Records contained in a dataset:

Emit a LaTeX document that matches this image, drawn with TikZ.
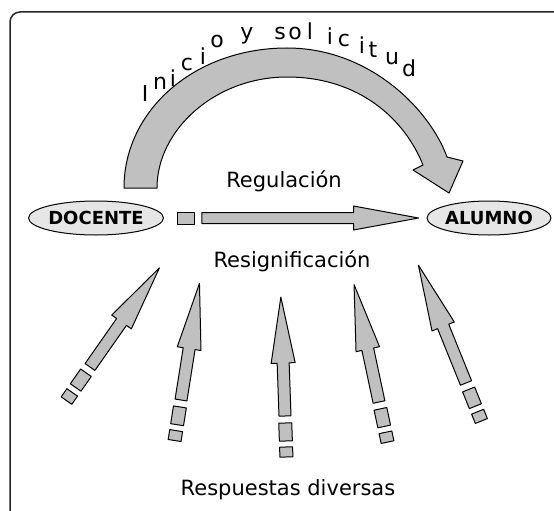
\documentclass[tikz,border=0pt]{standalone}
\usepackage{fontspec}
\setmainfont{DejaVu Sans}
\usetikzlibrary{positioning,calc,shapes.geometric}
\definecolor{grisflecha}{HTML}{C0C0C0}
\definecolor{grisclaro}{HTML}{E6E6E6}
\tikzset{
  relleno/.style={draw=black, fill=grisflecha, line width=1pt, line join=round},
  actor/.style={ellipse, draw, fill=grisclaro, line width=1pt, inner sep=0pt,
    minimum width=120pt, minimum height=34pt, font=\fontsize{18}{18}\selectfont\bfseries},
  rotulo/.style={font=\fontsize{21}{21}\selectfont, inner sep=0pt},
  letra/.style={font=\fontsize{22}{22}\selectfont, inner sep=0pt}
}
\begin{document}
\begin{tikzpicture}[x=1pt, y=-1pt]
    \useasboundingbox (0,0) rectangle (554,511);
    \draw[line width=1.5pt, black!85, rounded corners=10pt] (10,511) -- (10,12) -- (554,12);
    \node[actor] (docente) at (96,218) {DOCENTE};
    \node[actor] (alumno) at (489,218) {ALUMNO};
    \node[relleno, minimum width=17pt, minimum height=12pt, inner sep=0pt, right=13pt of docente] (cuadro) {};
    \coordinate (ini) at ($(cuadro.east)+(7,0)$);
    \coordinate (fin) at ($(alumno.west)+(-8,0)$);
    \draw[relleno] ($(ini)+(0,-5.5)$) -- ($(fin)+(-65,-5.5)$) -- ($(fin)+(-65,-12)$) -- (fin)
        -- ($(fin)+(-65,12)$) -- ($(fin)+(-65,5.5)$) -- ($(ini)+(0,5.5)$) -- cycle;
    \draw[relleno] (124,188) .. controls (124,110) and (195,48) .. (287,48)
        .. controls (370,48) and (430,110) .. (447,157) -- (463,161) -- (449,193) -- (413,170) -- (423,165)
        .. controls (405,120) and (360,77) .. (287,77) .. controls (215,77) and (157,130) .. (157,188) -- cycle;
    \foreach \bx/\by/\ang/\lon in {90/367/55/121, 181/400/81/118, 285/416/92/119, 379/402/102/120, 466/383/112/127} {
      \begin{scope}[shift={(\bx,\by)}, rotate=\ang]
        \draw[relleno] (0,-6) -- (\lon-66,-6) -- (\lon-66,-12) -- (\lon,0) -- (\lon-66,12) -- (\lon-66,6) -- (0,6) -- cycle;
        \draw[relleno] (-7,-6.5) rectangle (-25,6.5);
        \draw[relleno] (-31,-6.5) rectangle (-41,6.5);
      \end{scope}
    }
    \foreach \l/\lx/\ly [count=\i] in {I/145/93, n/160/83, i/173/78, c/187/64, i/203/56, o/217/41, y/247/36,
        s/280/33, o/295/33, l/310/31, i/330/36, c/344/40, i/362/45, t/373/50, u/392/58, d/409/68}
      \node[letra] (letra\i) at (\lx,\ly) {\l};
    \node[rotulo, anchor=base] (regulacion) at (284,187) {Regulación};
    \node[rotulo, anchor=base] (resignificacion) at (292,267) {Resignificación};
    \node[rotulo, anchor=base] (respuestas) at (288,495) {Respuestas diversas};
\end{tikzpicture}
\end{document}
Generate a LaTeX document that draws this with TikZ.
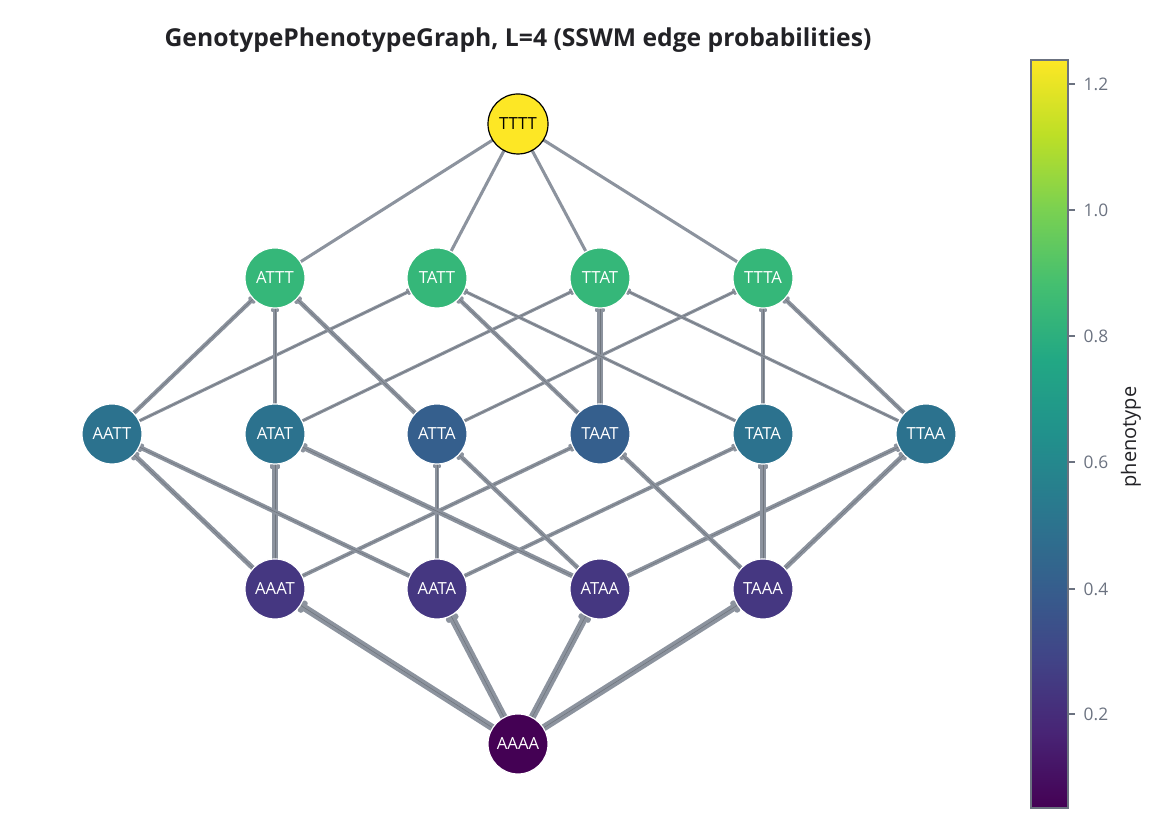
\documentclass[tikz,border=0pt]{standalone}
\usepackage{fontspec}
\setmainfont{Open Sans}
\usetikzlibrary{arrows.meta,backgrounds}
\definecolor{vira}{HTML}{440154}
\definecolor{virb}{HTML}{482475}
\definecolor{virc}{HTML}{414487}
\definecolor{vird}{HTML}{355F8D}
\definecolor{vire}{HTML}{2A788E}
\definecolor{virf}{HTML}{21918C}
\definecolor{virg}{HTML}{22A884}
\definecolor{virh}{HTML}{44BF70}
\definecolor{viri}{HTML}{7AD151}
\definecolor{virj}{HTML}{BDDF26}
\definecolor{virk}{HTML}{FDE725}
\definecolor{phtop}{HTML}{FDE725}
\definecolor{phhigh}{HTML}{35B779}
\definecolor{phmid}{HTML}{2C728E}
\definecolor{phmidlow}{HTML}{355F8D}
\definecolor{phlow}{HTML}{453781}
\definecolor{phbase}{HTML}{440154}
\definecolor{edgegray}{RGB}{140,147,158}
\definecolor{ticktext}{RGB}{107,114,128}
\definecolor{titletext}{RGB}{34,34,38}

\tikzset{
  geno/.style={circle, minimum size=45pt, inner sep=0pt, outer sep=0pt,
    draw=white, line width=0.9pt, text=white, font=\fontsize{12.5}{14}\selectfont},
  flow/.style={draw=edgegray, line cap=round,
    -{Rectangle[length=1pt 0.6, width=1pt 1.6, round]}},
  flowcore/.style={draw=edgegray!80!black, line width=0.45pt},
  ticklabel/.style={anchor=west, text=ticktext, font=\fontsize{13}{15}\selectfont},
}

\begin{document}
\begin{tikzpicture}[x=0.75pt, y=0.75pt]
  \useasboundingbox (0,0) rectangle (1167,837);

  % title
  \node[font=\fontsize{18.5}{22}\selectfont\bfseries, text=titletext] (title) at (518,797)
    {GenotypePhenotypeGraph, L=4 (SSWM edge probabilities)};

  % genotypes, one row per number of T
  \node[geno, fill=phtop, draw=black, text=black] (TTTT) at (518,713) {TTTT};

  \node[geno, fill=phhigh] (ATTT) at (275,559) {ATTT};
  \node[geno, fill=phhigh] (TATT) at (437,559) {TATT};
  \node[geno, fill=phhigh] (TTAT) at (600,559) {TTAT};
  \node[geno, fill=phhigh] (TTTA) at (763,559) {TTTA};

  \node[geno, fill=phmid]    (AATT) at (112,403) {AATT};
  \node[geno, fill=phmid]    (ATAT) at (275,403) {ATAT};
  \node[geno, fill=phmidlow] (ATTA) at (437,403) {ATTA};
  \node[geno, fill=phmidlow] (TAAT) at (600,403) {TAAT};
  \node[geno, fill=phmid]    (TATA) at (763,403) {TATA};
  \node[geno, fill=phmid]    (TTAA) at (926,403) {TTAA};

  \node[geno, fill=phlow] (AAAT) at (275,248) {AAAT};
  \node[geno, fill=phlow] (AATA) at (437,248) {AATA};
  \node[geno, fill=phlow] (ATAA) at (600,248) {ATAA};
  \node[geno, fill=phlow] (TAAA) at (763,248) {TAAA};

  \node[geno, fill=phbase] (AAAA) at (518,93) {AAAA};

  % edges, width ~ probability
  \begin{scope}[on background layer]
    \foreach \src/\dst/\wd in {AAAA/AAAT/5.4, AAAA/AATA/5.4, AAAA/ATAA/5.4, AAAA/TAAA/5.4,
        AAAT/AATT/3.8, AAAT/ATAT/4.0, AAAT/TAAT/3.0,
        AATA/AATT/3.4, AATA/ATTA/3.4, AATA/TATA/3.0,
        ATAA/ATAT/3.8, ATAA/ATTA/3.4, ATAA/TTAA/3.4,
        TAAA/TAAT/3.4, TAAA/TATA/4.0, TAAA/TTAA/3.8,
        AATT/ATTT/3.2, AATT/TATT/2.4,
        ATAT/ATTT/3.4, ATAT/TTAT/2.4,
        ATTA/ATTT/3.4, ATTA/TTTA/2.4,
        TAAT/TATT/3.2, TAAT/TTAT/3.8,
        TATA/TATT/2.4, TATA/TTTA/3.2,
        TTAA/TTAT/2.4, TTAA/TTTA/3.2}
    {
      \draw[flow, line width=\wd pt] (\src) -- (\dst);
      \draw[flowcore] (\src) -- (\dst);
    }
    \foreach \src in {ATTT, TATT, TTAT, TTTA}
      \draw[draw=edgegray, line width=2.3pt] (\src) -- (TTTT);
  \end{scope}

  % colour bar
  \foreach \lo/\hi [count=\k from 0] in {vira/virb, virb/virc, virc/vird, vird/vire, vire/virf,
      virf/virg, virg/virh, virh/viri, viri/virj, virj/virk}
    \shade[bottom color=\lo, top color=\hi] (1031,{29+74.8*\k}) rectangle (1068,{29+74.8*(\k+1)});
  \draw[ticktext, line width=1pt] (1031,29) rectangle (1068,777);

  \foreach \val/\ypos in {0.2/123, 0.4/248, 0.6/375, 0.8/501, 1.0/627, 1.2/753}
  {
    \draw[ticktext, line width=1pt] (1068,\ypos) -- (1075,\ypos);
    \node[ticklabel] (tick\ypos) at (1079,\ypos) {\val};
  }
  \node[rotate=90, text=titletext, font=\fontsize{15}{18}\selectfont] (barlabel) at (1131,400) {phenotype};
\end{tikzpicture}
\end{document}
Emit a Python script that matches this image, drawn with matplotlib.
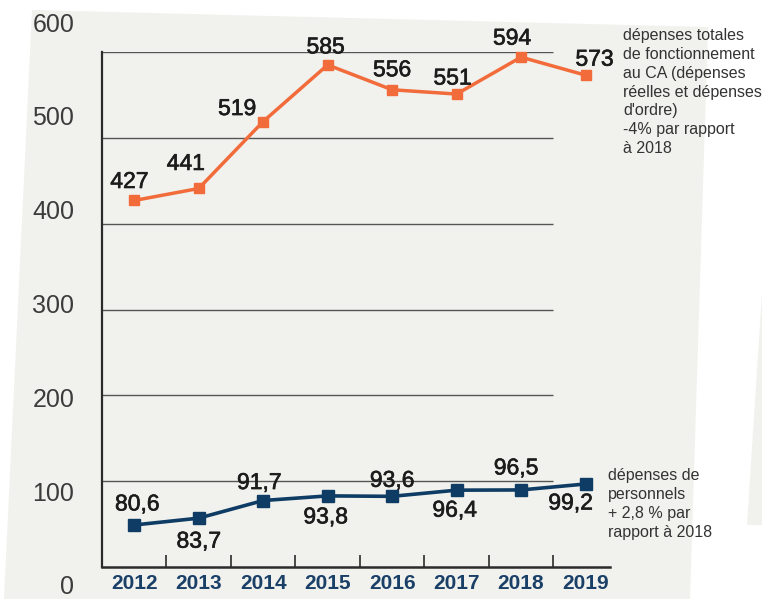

§ Requirement
Without the pictures, write out exactly the lines from the one that has "Generate a LaTeX" down to the one that has "fill=phtop, draw=black, text=black]", both included.

§ Answer to this exercise
Generate a LaTeX document that draws this with TikZ.
\documentclass[tikz,border=0pt]{standalone}
\usepackage{fontspec}
\setmainfont{Open Sans}
\usetikzlibrary{arrows.meta,backgrounds}
\definecolor{vira}{HTML}{440154}
\definecolor{virb}{HTML}{482475}
\definecolor{virc}{HTML}{414487}
\definecolor{vird}{HTML}{355F8D}
\definecolor{vire}{HTML}{2A788E}
\definecolor{virf}{HTML}{21918C}
\definecolor{virg}{HTML}{22A884}
\definecolor{virh}{HTML}{44BF70}
\definecolor{viri}{HTML}{7AD151}
\definecolor{virj}{HTML}{BDDF26}
\definecolor{virk}{HTML}{FDE725}
\definecolor{phtop}{HTML}{FDE725}
\definecolor{phhigh}{HTML}{35B779}
\definecolor{phmid}{HTML}{2C728E}
\definecolor{phmidlow}{HTML}{355F8D}
\definecolor{phlow}{HTML}{453781}
\definecolor{phbase}{HTML}{440154}
\definecolor{edgegray}{RGB}{140,147,158}
\definecolor{ticktext}{RGB}{107,114,128}
\definecolor{titletext}{RGB}{34,34,38}

\tikzset{
  geno/.style={circle, minimum size=45pt, inner sep=0pt, outer sep=0pt,
    draw=white, line width=0.9pt, text=white, font=\fontsize{12.5}{14}\selectfont},
  flow/.style={draw=edgegray, line cap=round,
    -{Rectangle[length=1pt 0.6, width=1pt 1.6, round]}},
  flowcore/.style={draw=edgegray!80!black, line width=0.45pt},
  ticklabel/.style={anchor=west, text=ticktext, font=\fontsize{13}{15}\selectfont},
}

\begin{document}
\begin{tikzpicture}[x=0.75pt, y=0.75pt]
  \useasboundingbox (0,0) rectangle (1167,837);

  % title
  \node[font=\fontsize{18.5}{22}\selectfont\bfseries, text=titletext] (title) at (518,797)
    {GenotypePhenotypeGraph, L=4 (SSWM edge probabilities)};

  % genotypes, one row per number of T
  \node[geno, fill=phtop, draw=black, text=black] (TTTT) at (518,713) {TTTT};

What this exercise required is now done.